WOODS CROSS — The health benefits of regular exercise are well-documented. But a growing body of medical research suggests even short-term exposure to bad air can impact heart and lung health.
State health and environmental quality officials want Utahns to use information and tools to enable them to enjoy outdoor activity but minimize the health impacts of exposure to ozone pollution.
Dr. Robert Rolfs, deputy director of the Utah Department of Health, says ozone levels are predictable, peaking between noon and 6 p.m. To minimize health risks, Utahns should exercise earlier in the morning or in the evenings, Rolfs said during a news conference Monday.
Rolfs, for example, rides his bicycle up Emigration Canyon three mornings a week.
"It's cool, the ozone is low, the sunrise is beautiful and it's a great time to exercise," he said.
Ozone pollution, which is formed during hot, sunny days, can irritate the respiratory systems of even healthy people. When people exercise vigorously, ozone penetrates deeper into the lungs, rendering them more vulnerable to injury.
Ozone has not reached dangerous levels this summer, according to real-time monitoring conducted by the Utah Division of Air Quality. However, wildfire smoke and stagnant conditions can significantly boost ozone pollution levels.
Ozone is created by the sun's heat and light acting upon gases and pollution in the atmosphere.
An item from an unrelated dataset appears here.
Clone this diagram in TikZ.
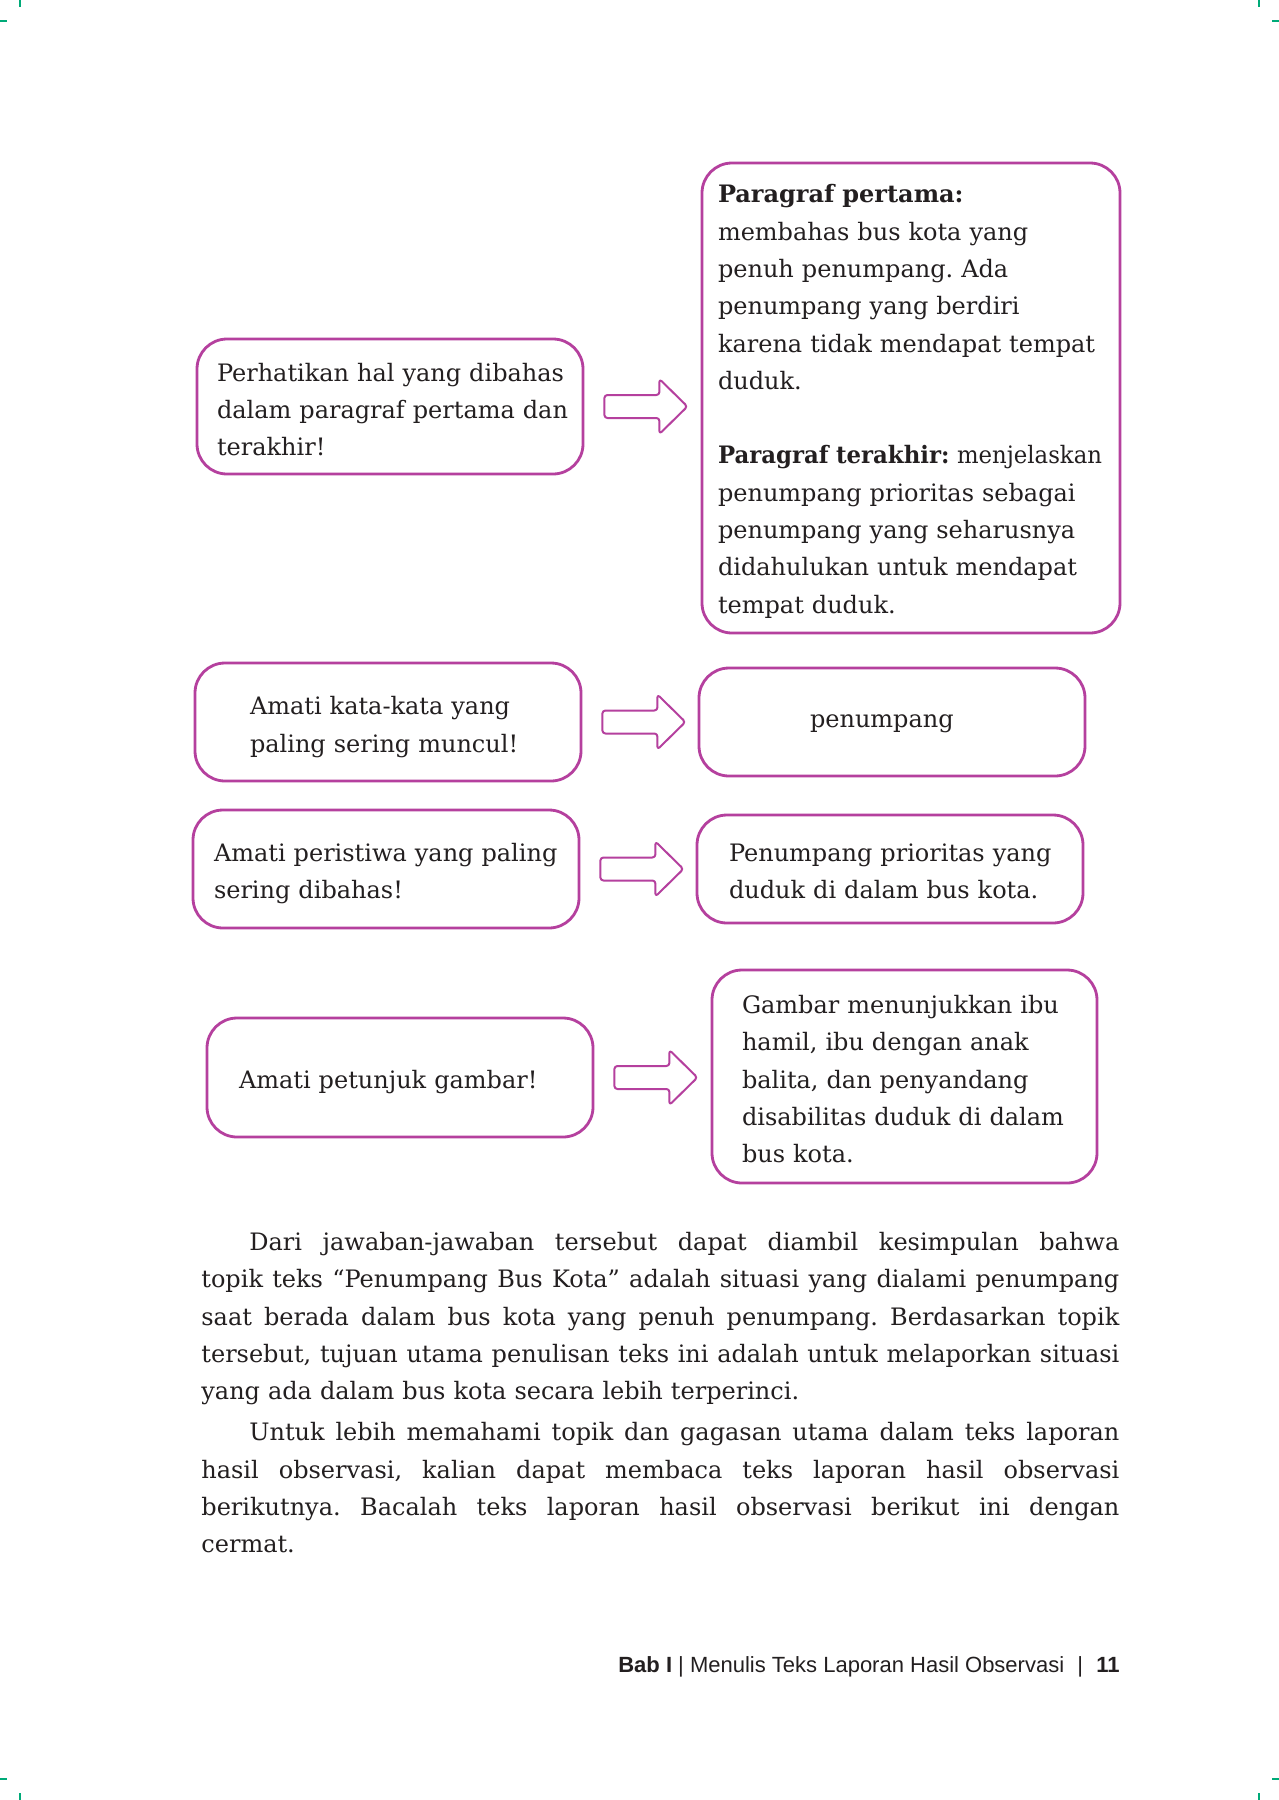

Repeated ozone exposure can damage the cells that line the lungs and can lead to developing chronic obstructive pulmonary diseases, asthma, decreased lung function and more severe respiratory infections.
For Utahns with coronary heart disease, risk of heart attack doubles on days with high pollution episodes.
–Dr. Brent Muhlestein, cardiologist at Intermountain Medical Center.
For people with certain cardiac conditions, exposure to air pollution is particularly problematic, according to research conducted by cardiologists at Intermountain Medical Center.
"For Utahns with coronary heart disease, risk of heart attack doubles on days with high pollution episodes," said Dr. Brent Muhlestein, a cardiologist and researcher at Intermountain Medical Center.
Intermountain researchers are attempting to determine a link between air pollution and atrial fibrillation, an irregular and often rapid heart rate that can cause poor blood flow to the body.
They also are attempting to determine if there is a connection between air pollution and a high rate of abdominal aortic aneurysms among Utahns. A ruptured abdominal aortic aneurysm can cause life-threatening bleeding.
The connection between exposure to cigarette smoke and heart and lung diseases are well-established, Muhlestein said.
"Is air pollution something like getting secondhand smoke?" he asked.
Bryce Bird, director of the Utah Division of Air Quality, encouraged Utahns to use available tools to safely recreate outdoors. Visit www.airquality.utah.gov and click on "current conditions" for current ozone levels.
State and local officials are also encouraging Utahns to limit vehicle use and increase their use of mass transit as part of the annual Clear the Air Challenge.
The goals for this year's challenge are eliminating 300,000 vehicle trips to save 2 million vehicle miles traveled and to get 10,000 people to take the pledge.